Denmark is often mentioned in European debates about land value taxation, as it is one of the few countries that applies a recurring tax on the value of land alone (“Grundskyld”). At first glance, this appears close to the long-standing proposal for a land value tax inspired by Henry George. In practice, however, the Danish system functions quite differently and provides only limited support for improving access to land for new entrants and ecological farmers.
A land value tax in form, but not in effect
Landowners—whether private households or farmers—pay an annual municipality tax on the assessed value of their land. For agricultural land, the rate is capped at 0.7%. In economic terms, this is far too low to influence land markets: it neither discourages speculation nor prevents the steep rise in land prices that Denmark has experienced in recent years.
Capital gains taxation shapes market dynamics
When farmland is sold, capital gains are taxed at around 42%, but Denmark offers several mechanisms to postpone taxation:
intra-family transfers can push the tax obligation into the next generation,
reinvesting the full sale price into a new farm can defer taxation until the farmer eventually leaves agriculture.
A concrete example: How capital gains taxation works in practice
To illustrate how Denmark’s capital gains rules affect land transfers, consider the following example:
A farmer buys a farm in 2013 for 10 million DKK and sells it in 2025 for 15 million DKK. The capital gain of 5 million DKK is taxed at roughly 42%, resulting in an immediate tax bill of 2.1 million DKK if the sale happens on the open market.
If the farm is sold to a family member, this tax payment can be postponed: the tax obligation is simply transferred to the next generation and becomes due only when the farm is eventually sold outside the family.

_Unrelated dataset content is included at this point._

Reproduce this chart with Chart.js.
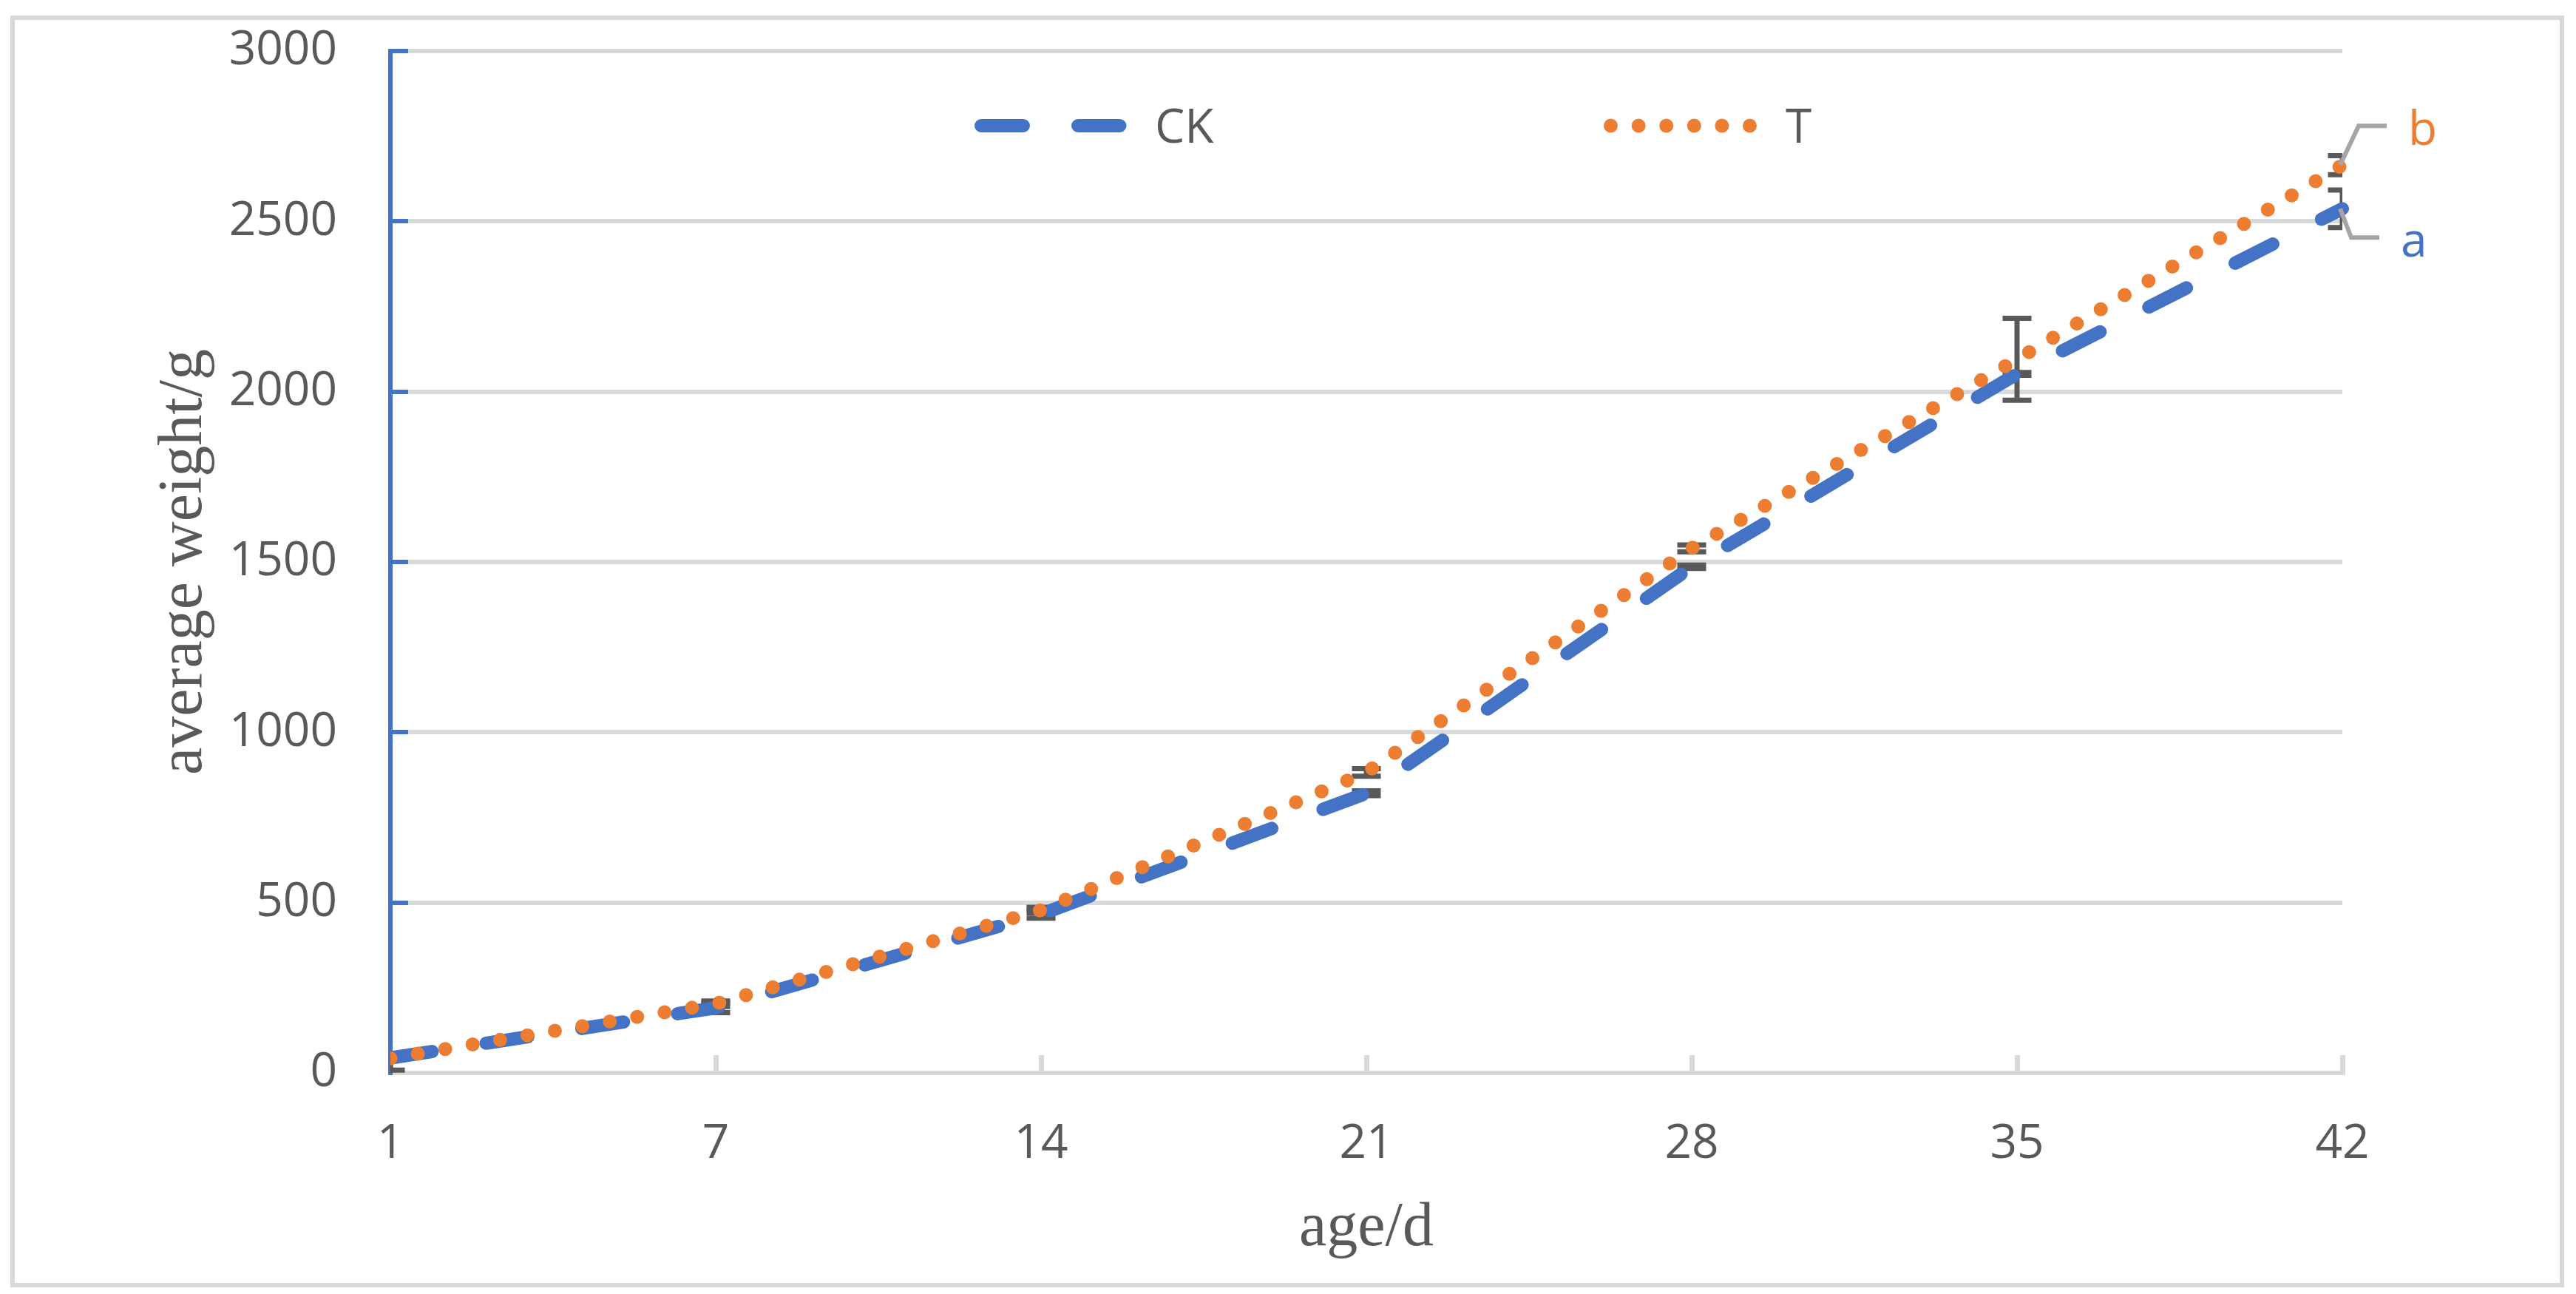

Clarifying the reinvestment rule
Another mechanism allows farmers to postpone taxation if they reinvest the entire selling price into another farm. Importantly, taxation is not applied to each individual sale, but only if there is a net gain across the entire chain of sales and purchases.
Using the same example:
The farmer sells the first farm for 15 million DKK (5 million gain)
She reinvests the full 15 million into a new farm
The taxable gain is carried over but not taxed at this moment
If the new farm is later sold for 15 million DKK, there is no net gain, so no tax is due
If the new farm is sold for 18 million DKK, the net gain is 3 million, and only this amount is taxed (typically when the farmer leaves agriculture)
This system facilitates relocation and restructuring for established farmers—without imposing immediate tax burdens—but it also means that farmers with accumulated gains can roll them forward for decades. This increases their liquidity compared to new entrants, who do not have capital gains to defer and therefore struggle to compete in the land market.
Tax depreciation privileges established farmers
Danish rules allow accelerated depreciation on machinery and buildings, which effectively provides liquidity advantages to established farmers. Over time, this reduces their tax burden and enables them to pay higher prices for neighbouring land. For new entrants, this results in a competitive disadvantage in land acquisition.
Liberalisation increases competition for land
Since 2015, Denmark has significantly liberalised its land legislation. Anyone can buy farms, regardless of agricultural training or residency. As a result:
energy companies acquire land for solar and wind installations,
private investors buy land for CSR “rewilding” projects,
urban expansion and infrastructure reduce agricultural area,
high commodity prices increase the purchasing power of larger farms.
In this environment, newcomers and organic farmers often struggle to compete.
Implications for access to land
While Denmark technically has a land value tax, its design and rate do not significantly counteract speculation or rising land prices. Tax incentives and market liberalisation strengthen established farms and corporate actors. Consequently, the Danish system does not function as a tool to improve access to land for new farmers.
Conclusion
Denmark provides an important example for European land policy discussions. It demonstrates that:
a land value tax must be sufficiently high,
must not be undermined by postponement mechanisms,
and must be embedded in a broader regulatory framework
to genuinely support equitable access to land.
For access-to-land movements, Denmark serves as a reminder:
The form of a land tax is not enough—its design determines whether it contributes to land justice.